A US-brokered ceasefire took effect last October, reducing the level of bombing and fighting, but for most Gazans, the humanitarian disaster has endured three months on.
“We’re going to be very successful in Gaza. It’s going to be a great thing to watch,” President Donald Trump said while presenting his controversial “Board of Peace” conflict-resolution body in Davos.
“I’m a real estate person at heart... and I said, look at this location on the sea. Look at this beautiful piece of property. What it could be for so many people,” he said at the World Economic Forum.
His son-in-law Jared Kushner, who has no official title but is one of Trump’s envoys for the Gaza ceasefire, said his “master plan” aimed for “catastrophic success.”
With a slide showing dozens of shiny terraced apartment towers overlooking a tree-lined promenade, he promised a Mediterranean utopia rising from the scarred Gaza landscape.
“In the Middle East they build cities like this, you know for two or three million people, they build this in three years,” Kushner said.
“And so stuff like this is very doable if we make it happen.”
He touted investments of at least $25 billion to rebuild destroyed infrastructure and public services.
Within 10 years, the territory’s GDP would be $10 billion, and households would enjoy average income of $13,000 a year thanks to “100-percent full employment and opportunity for everybody there,” he said.
“It could be a hope. It could be a destination, have a lot of industry and really be a place that the people there can thrive.”

’Amazing’ opportunities

Kushner said the so-called National Committee for the Administration of Gaza (NCAG) had enlisted help from Israeli real estate developer Yakir Gabay.
“He’s volunteered to do this not for profit, really because of his heart he wants to do this,” Kushner said.
“So the next 100 days, we’re going to continue to just be heads down and focused on making sure this is implemented.”
Trump had earlier in the conflict floated his vision of turning Gaza into a “Riviera of the Middle East,” sparking outrage around the world.
Notably absent from Kushner’s presentation was Egypt’s President Abdel Fattah El-Sisi, whose country had spearheaded in 2025 a reconstruction plan for Gaza supported by Arab nations and welcomed by the European Union.
According to a brief statement from his office, El-Sisi flew home at dawn on Thursday, hours after he and Trump exchanged praise in a tete-a-tete, with the US president calling him “a great leader, a great guy.”
Ali Shaath, Gaza’s recently appointed administrator under Trump’s “Board of Peace,” has said the Egyptian plan was the “foundation” of his committee’s reconstruction project.
A top UN official warned this month that Gazans were living in “inhumane” conditions even as the US-backed truce entered its second phase.
Entire neighborhoods, hospitals and schools have been heavily damaged or destroyed, forcing hundreds of thousands of people to live in makeshift shelters.
Kushner said 85 percent of Gaza’s economic output had been aid for a long time.
“That’s not sustainable.

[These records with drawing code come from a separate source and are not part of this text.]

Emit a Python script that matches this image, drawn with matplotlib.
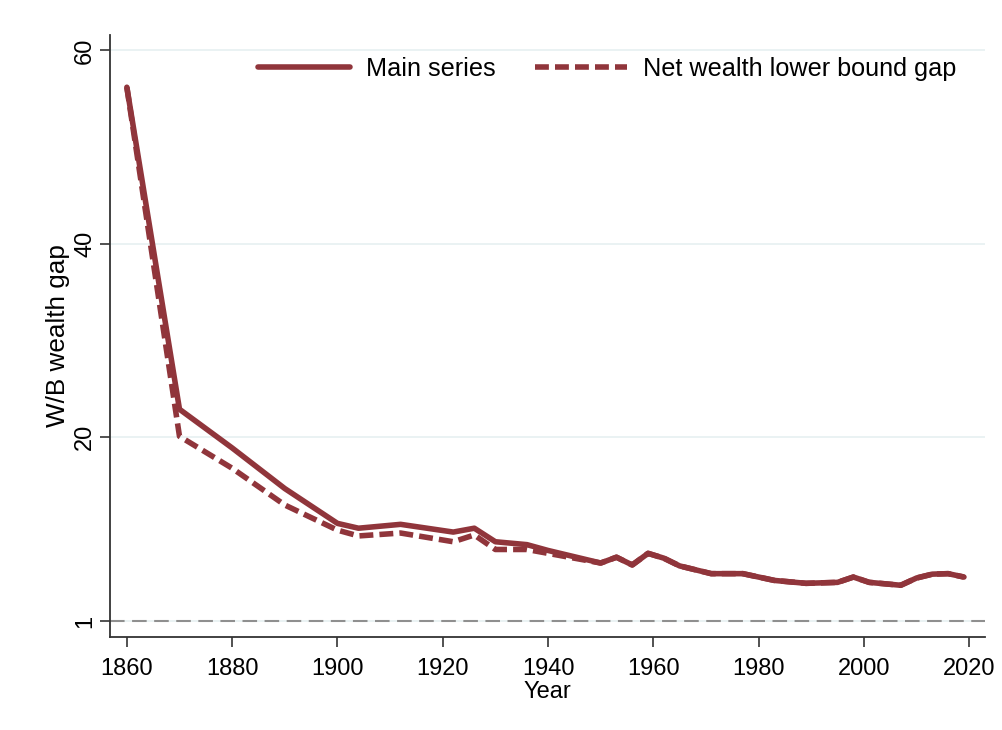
import matplotlib
matplotlib.use("Agg")
import matplotlib.pyplot as plt

# Data
main_years = [1860, 1870, 1880, 1890, 1900, 1904, 1912, 1922, 1926, 1930, 1936, 1940,
              1950, 1953, 1956, 1959, 1962, 1965, 1968, 1971, 1977, 1983, 1989, 1995,
              1998, 2001, 2007, 2010, 2013, 2016, 2019]
main_vals = [56.2, 22.9, 18.9, 14.7, 11.1, 10.6, 11.0, 10.2, 10.6, 9.2, 8.9, 8.3,
             7.0, 7.6, 6.8, 8.0, 7.5, 6.7, 6.3, 5.9, 5.9, 5.2, 4.9, 5.0,
             5.55, 5.0, 4.7, 5.45, 5.85, 5.9, 5.55]

lb_years = [1860, 1870, 1880, 1890, 1900, 1904, 1912, 1922, 1926, 1930, 1936, 1940,
            1945, 1950, 1953, 1956, 1959, 1962, 1965, 1968, 1971, 1977, 1983, 1989,
            1995, 1998, 2001, 2007, 2010, 2013, 2016, 2019]
lb_vals = [56.2, 20.1, 16.8, 13.0, 10.4, 9.8, 10.1, 9.2, 9.9, 8.4, 8.4, 8.0,
           7.5, 7.0, 7.6, 6.8, 8.0, 7.5, 6.7, 6.3, 5.9, 5.9, 5.2, 4.9,
           5.0, 5.55, 5.0, 4.7, 5.45, 5.85, 5.9, 5.55]

x_ticks = [1860, 1880, 1900, 1920, 1940, 1960, 1980, 2000, 2020]
y_ticks = [1, 20, 40, 60]

plt.rcParams['font.family'] = ['Liberation Sans', 'DejaVu Sans']

color = '#90353B'
fig = plt.figure(figsize=(10.02, 7.30), dpi=100)
ax = fig.add_axes([110/1002, 1-637/730, (985-110)/1002, (637-35)/730])

for y in y_ticks:
    ax.axhline(y, color='#e8f1f2', lw=1.3, zorder=0)
ax.axhline(1, color='#8f8f8f', lw=1.5, dashes=(7, 3.6), zorder=1)

ax.plot(main_years, main_vals, color=color, lw=4.0, solid_capstyle='round',
        solid_joinstyle='round', label='Main series', zorder=3)
ax.plot(lb_years, lb_vals, color=color, lw=4.0, dashes=(2.5, 1.1),
        label='Net wealth lower bound gap', zorder=4)

ax.set_xlim(1856.8, 2023.0)
ax.set_ylim(-0.65, 61.6)
ax.set_xticks(x_ticks)
ax.set_yticks(y_ticks)
ax.set_yticklabels([str(v) for v in y_ticks], rotation=90, va='center')
ax.tick_params(axis='both', labelsize=17, length=7, width=1.2, color='#333333')
ax.tick_params(axis='x', pad=8)
ax.tick_params(axis='y', pad=3)

for s in ['top', 'right']:
    ax.spines[s].set_visible(False)
for s in ['left', 'bottom']:
    ax.spines[s].set_color('#333333')
    ax.spines[s].set_linewidth(1.3)

ax.set_xlabel('Year', fontsize=17, labelpad=1)
ax.set_ylabel('W/B wealth gap', fontsize=18.8, labelpad=3)

leg = ax.legend(loc='center left', bbox_to_anchor=(0.1691, 0.9435), ncol=2, frameon=False,
                fontsize=18.2, handlelength=3.64, columnspacing=1.58, handletextpad=0.63,
                borderpad=0, borderaxespad=0)

fig.savefig('out.png', dpi=100)
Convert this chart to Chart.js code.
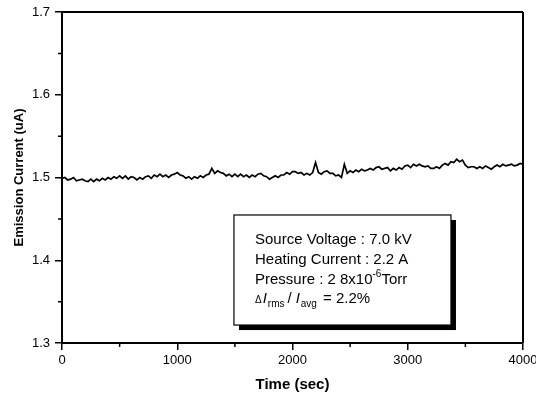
<!DOCTYPE html>
<html><head><meta charset="utf-8">
<script src="https://cdn.jsdelivr.net/npm/chart.js@4"></script>
<style>html,body{margin:0;padding:0;background:#fff}#wrap{width:536px;height:399px}</style>
</head><body><div id="wrap"><canvas id="c" width="536" height="399"></canvas></div>
<script>
// ---- data ----
const timeStep = 25; // seconds between samples, starting at 0
const current = [
  1.499,1.500,1.497,1.498,1.500,1.496,1.497,1.498,1.496,1.495,
  1.498,1.495,1.498,1.496,1.499,1.497,1.500,1.498,1.501,1.499,
  1.502,1.499,1.502,1.498,1.501,1.500,1.497,1.500,1.498,1.501,
  1.502,1.499,1.503,1.501,1.504,1.501,1.503,1.500,1.503,1.504,
  1.506,1.503,1.502,1.499,1.501,1.498,1.501,1.499,1.502,1.500,
  1.503,1.504,1.511,1.505,1.508,1.506,1.505,1.502,1.504,1.501,
  1.504,1.501,1.504,1.501,1.503,1.500,1.503,1.501,1.504,1.505,
  1.502,1.501,1.498,1.500,1.502,1.500,1.503,1.503,1.506,1.504,
  1.507,1.507,1.505,1.506,1.503,1.505,1.503,1.506,1.518,1.506,
  1.504,1.507,1.508,1.505,1.505,1.502,1.503,1.500,1.516,1.505,
  1.508,1.506,1.509,1.507,1.510,1.508,1.509,1.511,1.509,1.512,
  1.513,1.510,1.511,1.512,1.508,1.511,1.509,1.512,1.510,1.514,
  1.515,1.512,1.516,1.514,1.516,1.514,1.513,1.514,1.511,1.511,
  1.513,1.511,1.515,1.517,1.515,1.519,1.518,1.522,1.519,1.521,
  1.515,1.512,1.513,1.513,1.511,1.513,1.511,1.514,1.512,1.510,
  1.513,1.515,1.513,1.516,1.514,1.515,1.516,1.514,1.515,1.517,
  1.516
];
const xTicks = [0, 1000, 2000, 3000, 4000];
const xMinorTicks = [500, 1500, 2500, 3500];
const yTicks = [1.3, 1.4, 1.5, 1.6, 1.7];
const yMinorTicks = [1.35, 1.45, 1.55, 1.65];
const xTitle = 'Time (sec)';
const yTitle = 'Emission Current (uA)';
const noteBoxX = [1492, 3375];   // data-space extent of the annotation box
const noteBoxY = [1.4547, 1.3217];

// ---- build ----
const points = current.map((v, i) => ({ x: i * timeStep, y: v }));
const FONT = "'Liberation Sans', Arial, sans-serif";

const framePlugin = {
  id: 'frame',
  afterDraw(chart) {
    const { ctx, chartArea: a, scales: { x, y } } = chart;
    ctx.save();
    ctx.strokeStyle = '#000';
    ctx.lineWidth = 2;
    ctx.beginPath();
    ctx.moveTo(a.left, a.top); ctx.lineTo(a.right, a.top);
    ctx.moveTo(a.right, a.top); ctx.lineTo(a.right, a.bottom);
    ctx.stroke();
    // minor ticks
    ctx.lineWidth = 1.5;
    ctx.beginPath();
    xMinorTicks.forEach(v => { const px = x.getPixelForValue(v); ctx.moveTo(px, a.bottom); ctx.lineTo(px, a.bottom + 4); });
    yMinorTicks.forEach(v => { const py = y.getPixelForValue(v); ctx.moveTo(a.left, py); ctx.lineTo(a.left - 4, py); });
    ctx.stroke();

    // annotation box
    const bx0 = x.getPixelForValue(noteBoxX[0]), bx1 = x.getPixelForValue(noteBoxX[1]);
    const by0 = y.getPixelForValue(noteBoxY[0]), by1 = y.getPixelForValue(noteBoxY[1]);
    ctx.fillStyle = '#000';
    ctx.fillRect(bx0 + 5, by0 + 5, bx1 - bx0, by1 - by0);
    ctx.fillStyle = '#fff';
    ctx.fillRect(bx0, by0, bx1 - bx0, by1 - by0);
    ctx.strokeStyle = '#000'; ctx.lineWidth = 1.2;
    ctx.strokeRect(bx0, by0, bx1 - bx0, by1 - by0);

    ctx.fillStyle = '#000';
    ctx.textBaseline = 'alphabetic';
    ctx.textAlign = 'left';
    const tx = bx0 + 21;
    const f = s => s + 'px ' + FONT;
    ctx.font = f(15);
    ctx.fillText('Source Voltage : 7.0 kV', tx, by0 + 29);
    ctx.fillText('Heating Current : 2.2 A', tx, by0 + 49);
    // pressure line
    let cx = tx, bl = by0 + 69;
    let s = 'Pressure : 2 8x10';
    ctx.fillText(s, cx, bl); cx += ctx.measureText(s).width;
    ctx.font = f(10); ctx.fillText('-6', cx, bl - 7); cx += ctx.measureText('-6').width;
    ctx.font = f(15); ctx.fillText('Torr', cx, bl);
    // ratio line
    cx = tx; bl = by0 + 88;
    ctx.font = f(10); ctx.fillText('\u0394', cx, bl); cx += ctx.measureText('\u0394').width + 1;
    ctx.font = 'italic ' + f(15); ctx.fillText('I', cx, bl); cx += ctx.measureText('I').width + 1;
    ctx.font = f(10); ctx.fillText('rms', cx, bl + 4); cx += ctx.measureText('rms').width + 3;
    ctx.font = f(15); ctx.fillText('/', cx, bl); cx += ctx.measureText('/').width + 4;
    ctx.font = 'italic ' + f(15); ctx.fillText('I', cx, bl); cx += ctx.measureText('I').width + 1;
    ctx.font = f(10); ctx.fillText('avg', cx, bl + 4); cx += ctx.measureText('avg').width + 2;
    ctx.font = f(15); ctx.fillText(' = 2.2%', cx, bl);
    ctx.restore();
  }
};

new Chart(document.getElementById('c'), {
  type: 'line',
  data: {
    datasets: [{
      data: points,
      borderColor: '#000',
      borderWidth: 1.7,
      pointRadius: 0,
      tension: 0,
      fill: false
    }]
  },
  options: {
    responsive: false,
    animation: false,
    devicePixelRatio: 1,
    layout: { padding: { left: 0, right: 13, top: 12, bottom: 0 } },
    plugins: { legend: { display: false }, tooltip: { enabled: false } },
    scales: {
      x: {
        type: 'linear', min: 0, max: 4000,
        afterBuildTicks: s => { s.ticks = xTicks.map(v => ({ value: v })); },
        afterFit: s => { s.height = 56; s.paddingLeft = 0; s.paddingRight = 0; },
        ticks: { color: '#000', font: { family: FONT, size: 13 }, padding: 3, maxRotation: 0, autoSkip: false, callback: v => String(v) },
        grid: { drawOnChartArea: false, drawTicks: true, tickLength: 7, color: '#000', lineWidth: 1.5 },
        border: { display: true, color: '#000', width: 2 },
        title: { display: true, text: xTitle, color: '#000', font: { family: FONT, size: 15, weight: 'bold' }, padding: { top: 0, bottom: 5 } }
      },
      y: {
        type: 'linear', min: 1.3, max: 1.7,
        afterBuildTicks: s => { s.ticks = yTicks.map(v => ({ value: v })); },
        afterFit: s => { s.width = 62; s.paddingTop = 0; s.paddingBottom = 0; },
        ticks: { color: '#000', font: { family: FONT, size: 13 }, padding: 5, callback: v => Number(v).toFixed(1) },
        grid: { drawOnChartArea: false, drawTicks: true, tickLength: 7, color: '#000', lineWidth: 1.5 },
        border: { display: true, color: '#000', width: 2 },
        title: { display: true, text: yTitle, color: '#000', font: { family: FONT, size: 13, weight: 'bold' }, padding: { top: 12, bottom: 0 } }
      }
    }
  },
  plugins: [framePlugin]
});
</script>
</body></html>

It doesn’t give these people dignity. It doesn’t give them hope,” he said.
He insisted that the full disarming of Hamas, as called for in the October ceasefire, would convince firms and donors to commit to the territory.
“We’ll announce a lot of the contributions that will be made in a couple of weeks in Washington,” he said.
“There’ll be amazing investment opportunities.”
Hamas’s October 7, 2023 attack on Israel resulted in the deaths of 1,221 people, and 251 people were taken hostage that day, including 44 who were dead.
Israel’s retaliatory assault on Gaza has killed at least 71,562 people, according to figures from the territory’s health ministry that the United Nations considers reliable.
The ministry also said 477 Palestinians have been killed since the ceasefire took effect on October 10.